### Aim
For the entries below, copy exactly the line that contains "What Plotly code" through the line that contains "in range(1, 32)]", both ends included, and exclude all pictures.

### Working data
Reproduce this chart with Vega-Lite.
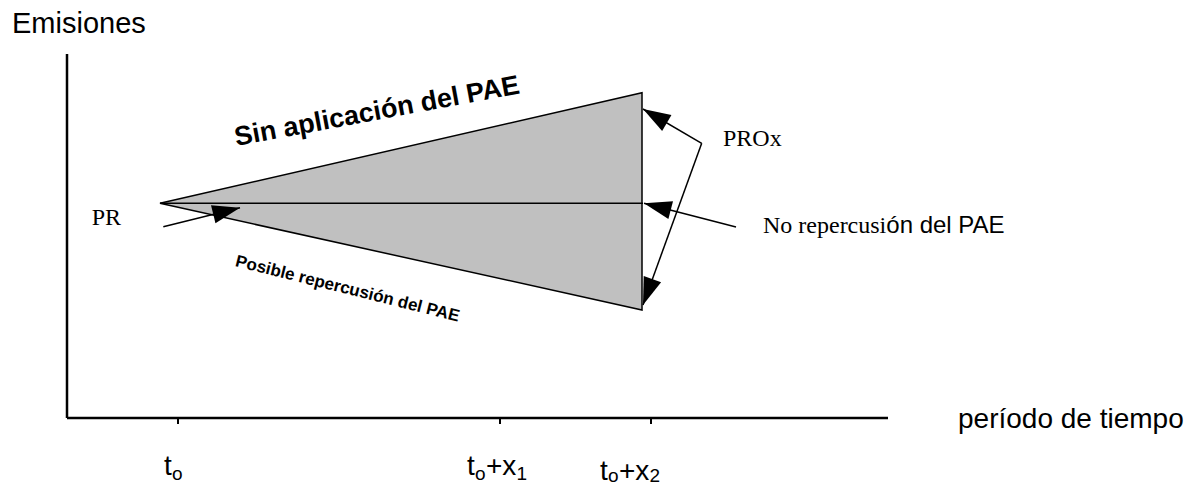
{
  "$schema": "https://vega.github.io/schema/vega-lite/v6.json",
  "width": 1196,
  "height": 486,
  "padding": 0,
  "autosize": {"type": "none"},
  "background": "white",
  "config": {"view": {"stroke": null}},
  "datasets": {
    "triangle": [
      {"t": 9.3, "hi": 21.47, "lo": 21.47},
      {"t": 57.5, "hi": 32.53, "lo": 10.8}
    ],
    "axes": [
      {"x": 0, "y": 0, "x2": 0, "y2": 36.4},
      {"x": 0, "y": 0, "x2": 82.1, "y2": 0}
    ],
    "ticks": [
      {"x": 11.1, "y": 0, "x2": 11.1, "y2": -0.6},
      {"x": 43.3, "y": 0, "x2": 43.3, "y2": -0.6},
      {"x": 58.4, "y": 0, "x2": 58.4, "y2": -0.6}
    ],
    "lines": [
      {"x": 9.3, "y": 21.47, "x2": 57.6, "y2": 21.47}
    ],
    "arrows": [
      {"x": 9.63, "y": 19.13, "x2": 17.3, "y2": 21.03},
      {"x": 63.47, "y": 27.47, "x2": 57.6, "y2": 30.9},
      {"x": 63.47, "y": 27.47, "x2": 57.6, "y2": 11.3},
      {"x": 66.9, "y": 19.1, "x2": 57.7, "y2": 21.47}
    ],
    "ytitle": [{"txt": "Emisiones", "x": -5.5, "y": 38.47}],
    "xtitle": [{"txt": "período de tiempo", "x": 89.1, "y": -1.03}],
    "tickmain": [
      {"txt": "t", "x": 9.7, "y": -5.7},
      {"txt": "t", "x": 40.0, "y": -5.7},
      {"txt": "+x", "x": 41.9, "y": -5.7},
      {"txt": "t", "x": 53.3, "y": -6.15},
      {"txt": "+x", "x": 55.2, "y": -6.15}
    ],
    "ticksub": [
      {"txt": "o", "x": 10.5, "y": -6.2},
      {"txt": "o", "x": 40.8, "y": -6.2},
      {"txt": "1", "x": 44.94, "y": -6.2},
      {"txt": "o", "x": 54.1, "y": -6.4},
      {"txt": "2", "x": 58.24, "y": -6.4}
    ],
    "serif": [
      {"txt": "PR", "x": 2.47, "y": 19.3},
      {"txt": "PROx", "x": 65.6, "y": 27.23},
      {"txt": "No repercusi", "x": 69.6, "y": 18.5}
    ],
    "sans24": [
      {"txt": "ón del PAE", "x": 81.93, "y": 18.5}
    ],
    "sin": [{"txt": "Sin aplicación del PAE", "x": 31.0, "y": 30.63}],
    "posible": [{"txt": "Posible repercusión del PAE", "x": 28.05, "y": 12.9}]
  },
  "layer": [
    {
      "data": {"name": "triangle"},
      "mark": {"type": "area", "fill": "#c0c0c0", "stroke": "black", "strokeWidth": 1.5, "orient": "vertical"},
      "encoding": {
        "x": {"field": "t", "type": "quantitative", "scale": {"domain": [-6.7, 112.9], "nice": false, "zero": false}, "axis": null},
        "y": {"field": "hi", "type": "quantitative", "scale": {"domain": [-6.8, 41.8], "nice": false, "zero": false}, "axis": null},
        "y2": {"field": "lo"}
      }
    },
    {
      "data": {"name": "axes"},
      "mark": {"type": "rule", "color": "black", "strokeWidth": 2.5},
      "encoding": {
        "x": {"field": "x", "type": "quantitative", "axis": null},
        "y": {"field": "y", "type": "quantitative", "axis": null},
        "x2": {"field": "x2"},
        "y2": {"field": "y2"}
      }
    },
    {
      "data": {"name": "ticks"},
      "mark": {"type": "rule", "color": "black", "strokeWidth": 2},
      "encoding": {
        "x": {"field": "x", "type": "quantitative", "axis": null},
        "y": {"field": "y", "type": "quantitative", "axis": null},
        "x2": {"field": "x2"},
        "y2": {"field": "y2"}
      }
    },
    {
      "data": {"name": "lines"},
      "mark": {"type": "rule", "color": "black", "strokeWidth": 1.5},
      "encoding": {
        "x": {"field": "x", "type": "quantitative", "axis": null},
        "y": {"field": "y", "type": "quantitative", "axis": null},
        "x2": {"field": "x2"},
        "y2": {"field": "y2"}
      }
    },
    {
      "data": {"name": "arrows"},
      "mark": {"type": "rule", "color": "black", "strokeWidth": 1.5},
      "encoding": {
        "x": {"field": "x", "type": "quantitative", "axis": null},
        "y": {"field": "y", "type": "quantitative", "axis": null},
        "x2": {"field": "x2"},
        "y2": {"field": "y2"}
      }
    },
    {
      "data": {"name": "arrows"},
      "transform": [
        {"calculate": "atan2(datum.y - datum.y2, datum.x2 - datum.x) * 180 / PI", "as": "ang"}
      ],
      "mark": {"type": "point", "shape": "M0,0L-2,-0.67L-2,0.67Z", "filled": true, "color": "black", "opacity": 1, "size": 760},
      "encoding": {
        "x": {"field": "x2", "type": "quantitative", "axis": null},
        "y": {"field": "y2", "type": "quantitative", "axis": null},
        "angle": {"field": "ang", "type": "quantitative", "scale": null}
      }
    },
    {
      "data": {"name": "ytitle"},
      "mark": {"type": "text", "font": "Liberation Sans, Arial, sans-serif", "fontSize": 29, "align": "left", "baseline": "alphabetic", "color": "black"},
      "encoding": {
        "x": {"field": "x", "type": "quantitative", "axis": null},
        "y": {"field": "y", "type": "quantitative", "axis": null},
        "text": {"field": "txt"}
      }
    },
    {
      "data": {"name": "xtitle"},
      "mark": {"type": "text", "font": "Liberation Sans, Arial, sans-serif", "fontSize": 28, "align": "left", "baseline": "alphabetic", "color": "black"},
      "encoding": {
        "x": {"field": "x", "type": "quantitative", "axis": null},
        "y": {"field": "y", "type": "quantitative", "axis": null},
        "text": {"field": "txt"}
      }
    },
    {
      "data": {"name": "tickmain"},
      "mark": {"type": "text", "font": "Liberation Sans, Arial, sans-serif", "fontSize": 28, "align": "left", "baseline": "alphabetic", "color": "black"},
      "encoding": {
        "x": {"field": "x", "type": "quantitative", "axis": null},
        "y": {"field": "y", "type": "quantitative", "axis": null},
        "text": {"field": "txt"}
      }
    },
    {
      "data": {"name": "ticksub"},
      "mark": {"type": "text", "font": "Liberation Sans, Arial, sans-serif", "fontSize": 19, "align": "left", "baseline": "alphabetic", "color": "black"},
      "encoding": {
        "x": {"field": "x", "type": "quantitative", "axis": null},
        "y": {"field": "y", "type": "quantitative", "axis": null},
        "text": {"field": "txt"}
      }
    },
    {
      "data": {"name": "serif"},
      "mark": {"type": "text", "font": "Liberation Serif, Times New Roman, serif", "fontSize": 24, "align": "left", "baseline": "alphabetic", "color": "black"},
      "encoding": {
        "x": {"field": "x", "type": "quantitative", "axis": null},
        "y": {"field": "y", "type": "quantitative", "axis": null},
        "text": {"field": "txt"}
      }
    },
    {
      "data": {"name": "sans24"},
      "mark": {"type": "text", "font": "Liberation Sans, Arial, sans-serif", "fontSize": 24, "align": "left", "baseline": "alphabetic", "color": "black"},
      "encoding": {
        "x": {"field": "x", "type": "quantitative", "axis": null},
        "y": {"field": "y", "type": "quantitative", "axis": null},
        "text": {"field": "txt"}
      }
    },
    {
      "data": {"name": "sin"},
      "mark": {"type": "text", "font": "Liberation Sans, Arial, sans-serif", "fontSize": 27, "fontWeight": "bold", "align": "center", "baseline": "middle", "angle": 349.5, "color": "black"},
      "encoding": {
        "x": {"field": "x", "type": "quantitative", "axis": null},
        "y": {"field": "y", "type": "quantitative", "axis": null},
        "text": {"field": "txt"}
      }
    },
    {
      "data": {"name": "posible"},
      "mark": {"type": "text", "font": "Liberation Sans, Arial, sans-serif", "fontSize": 17, "fontWeight": "bold", "align": "center", "baseline": "middle", "angle": 14, "color": "black"},
      "encoding": {
        "x": {"field": "x", "type": "quantitative", "axis": null},
        "y": {"field": "y", "type": "quantitative", "axis": null},
        "text": {"field": "txt"}
      }
    }
  ]
}
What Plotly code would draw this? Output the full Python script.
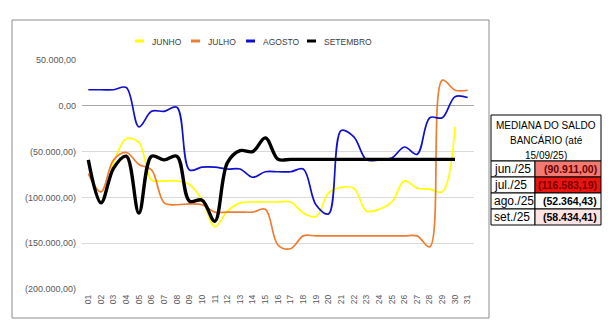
import plotly.graph_objects as go

# ---------------- data ----------------
days = [f"{d:02d}" for d in range(1, 32)]

junho = [-59000, -104000, -62000, -36000, -40000, -81000, -82000, -82000, -86000, -103000,
         -132000, -115000, -106000, -105000, -105000, -105000, -105000, -117000, -121000, -95000,
         -89000, -90000, -115000, -113000, -105000, -82000, -90000, -91000, -94000, -23000]

julho = [-74000, -94000, -59000, -51000, -64000, -70000, -106000, -108000, -107000, -108000,
         -116000, -116000, -116000, -116000, -113000, -152000, -156000, -142000, -142000, -142000,
         -142000, -142000, -142000, -142000, -142000, -142000, -142000, -154000, 28000, 17000,
         17000]

agosto = [17500, 17500, 17500, 20000, -23000, -6000, -6000, -1500, -70000, -67000,
          -67000, -69000, -69000, -78000, -72000, -72000, -72000, -69000, -108000, -118000,
          -27000, -34000, -59000, -59000, -57000, -45000, -53000, -13000, -13000, 10000,
          9000]

setembro = [-59000, -106000, -68000, -55000, -117000, -55000, -59000, -55000, -104000, -103000,
            -126000, -62000, -49000, -50000, -35000, -58434.41, -58434.41, -58434.41, -58434.41, -58434.41,
            -58434.41, -58434.41, -58434.41, -58434.41, -58434.41, -58434.41, -58434.41, -58434.41, -58434.41, -58434.41]

series_names = ["JUNHO", "JULHO", "AGOSTO", "SETEMBRO"]
series_data = [junho, julho, agosto, setembro]
series_colors = ["#FFFF00", "#ED7D31", "#1010CC", "#000000"]
series_widths = [1.7, 1.7, 1.7, 3.4]

y_tickvals = [50000, 0, -50000, -100000, -150000, -200000]
y_ticktext = ["50.000,00", "0,00", "(50.000,00)", "(100.000,00)", "(150.000,00)", "(200.000,00)"]

table_title = ["MEDIANA DO SALDO", "BANCÁRIO (até", "15/09/25)"]
table_months = ["jun./25", "jul./25", "ago./25", "set./25"]
table_medians = [-90911.00, -116583.19, -52364.43, -58434.41]
table_fill = ["#F17A72", "#E8150E", "#FFFFFF", "#FCE3E3"]
table_textcolor = ["#6B0000", "#7A0000", "#000000", "#000000"]


def fmt_br(v):
    s = f"{abs(v):,.2f}".replace(",", "X").replace(".", ",").replace("X", ".")
    return f"({s})" if v < 0 else s


# ---------------- layout helpers (pixel geometry) ----------------
W, H = 616, 334
PL, PR, PT, PB = 82, 474, 60, 289


def px(x):
    return (x - PL) / (PR - PL)


def py(y):
    return (PB - y) / (PB - PT)


FONT = "Liberation Sans, Arial, sans-serif"

fig = go.Figure()
for name, vals, col, wd in zip(series_names, series_data, series_colors, series_widths):
    fig.add_trace(go.Scatter(
        x=days[:len(vals)], y=vals, name=name, mode="lines",
        line=dict(color=col, width=wd, shape="spline", smoothing=1.0),
        showlegend=False, hoverinfo="skip",
    ))

shapes = []
annotations = []

# chart outer border
shapes.append(dict(type="rect", xref="paper", yref="paper",
                   x0=px(12), x1=px(489), y0=py(318), y1=py(20),
                   line=dict(color="#8C8C8C", width=1), layer="below"))

# manual legend
leg_marker_x = [135, 191, 246, 307]
for name, col, lx in zip(series_names, series_colors, leg_marker_x):
    shapes.append(dict(type="line", xref="paper", yref="paper",
                       x0=px(lx), x1=px(lx + 9), y0=py(41), y1=py(41),
                       line=dict(color=col, width=3)))
    annotations.append(dict(xref="paper", yref="paper", x=px(lx + 15), y=py(41.5),
                            text=name, showarrow=False, xanchor="left", yanchor="middle",
                            font=dict(family=FONT, size=8.5, color="#404040")))

# table
TX0, TXM, TX1 = 491, 535, 601
TY0, THB = 115, 161
ROWH = 16
tb_line = dict(color="#000000", width=1)
shapes.append(dict(type="rect", xref="paper", yref="paper",
                   x0=px(TX0), x1=px(TX1), y0=py(THB), y1=py(TY0),
                   fillcolor="#FFFFFF", line=tb_line))
for title_i, t in enumerate(table_title):
    annotations.append(dict(xref="paper", yref="paper", x=px((TX0 + TX1) / 2),
                            y=py(TY0 + 10 + 15 * title_i), text=t, showarrow=False,
                            xanchor="center", yanchor="middle",
                            font=dict(family=FONT, size=10, color="#000000")))
for i, (m, v, fc, tc) in enumerate(zip(table_months, table_medians, table_fill, table_textcolor)):
    y0 = THB + ROWH * i
    y1 = y0 + ROWH
    shapes.append(dict(type="rect", xref="paper", yref="paper",
                       x0=px(TX0), x1=px(TXM), y0=py(y1), y1=py(y0),
                       fillcolor="#FFFFFF", line=tb_line))
    shapes.append(dict(type="rect", xref="paper", yref="paper",
                       x0=px(TXM), x1=px(TX1), y0=py(y1), y1=py(y0),
                       fillcolor=fc, line=tb_line))
    annotations.append(dict(xref="paper", yref="paper", x=px(TX0 + 1), y=py((y0 + y1) / 2),
                            text=m, showarrow=False, xanchor="left", yanchor="middle",
                            font=dict(family=FONT, size=12, color="#000000")))
    annotations.append(dict(xref="paper", yref="paper", x=px(TX1 - 2), y=py((y0 + y1) / 2),
                            text=f"<b>{fmt_br(v)}</b>", showarrow=False, xanchor="right",
                            yanchor="middle",
                            font=dict(family=FONT, size=10.5, color=tc)))

fig.update_layout(
    width=W, height=H,
    margin=dict(l=PL, r=W - PR, t=PT, b=H - PB, autoexpand=False),
    paper_bgcolor="#FFFFFF", plot_bgcolor="#FFFFFF",
    showlegend=False,
    shapes=shapes, annotations=annotations,
    font=dict(family=FONT, color="#595959"),
    xaxis=dict(type="category", categoryorder="array", categoryarray=days,
               range=[-0.5, 30.5], tickangle=-90, showgrid=False, zeroline=False,
               showline=False, ticks="", ticklabelstandoff=3,
               tickfont=dict(family=FONT, size=8.5, color="#595959"),
               fixedrange=True),
    yaxis=dict(range=[-200000, 50000], tickvals=y_tickvals, ticktext=y_ticktext,
               showgrid=True, gridcolor="#D9D9D9", gridwidth=1,
               zeroline=True, zerolinecolor="#A6A6A6", zerolinewidth=1,
               showline=False, ticks="", ticklabelstandoff=5,
               tickfont=dict(family=FONT, size=9, color="#595959"), fixedrange=True),
)

fig.write_html("out.html")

### Correct output
What Plotly code would draw this? Output the full Python script.
import plotly.graph_objects as go

# ---------------- data ----------------
days = [f"{d:02d}" for d in range(1, 32)]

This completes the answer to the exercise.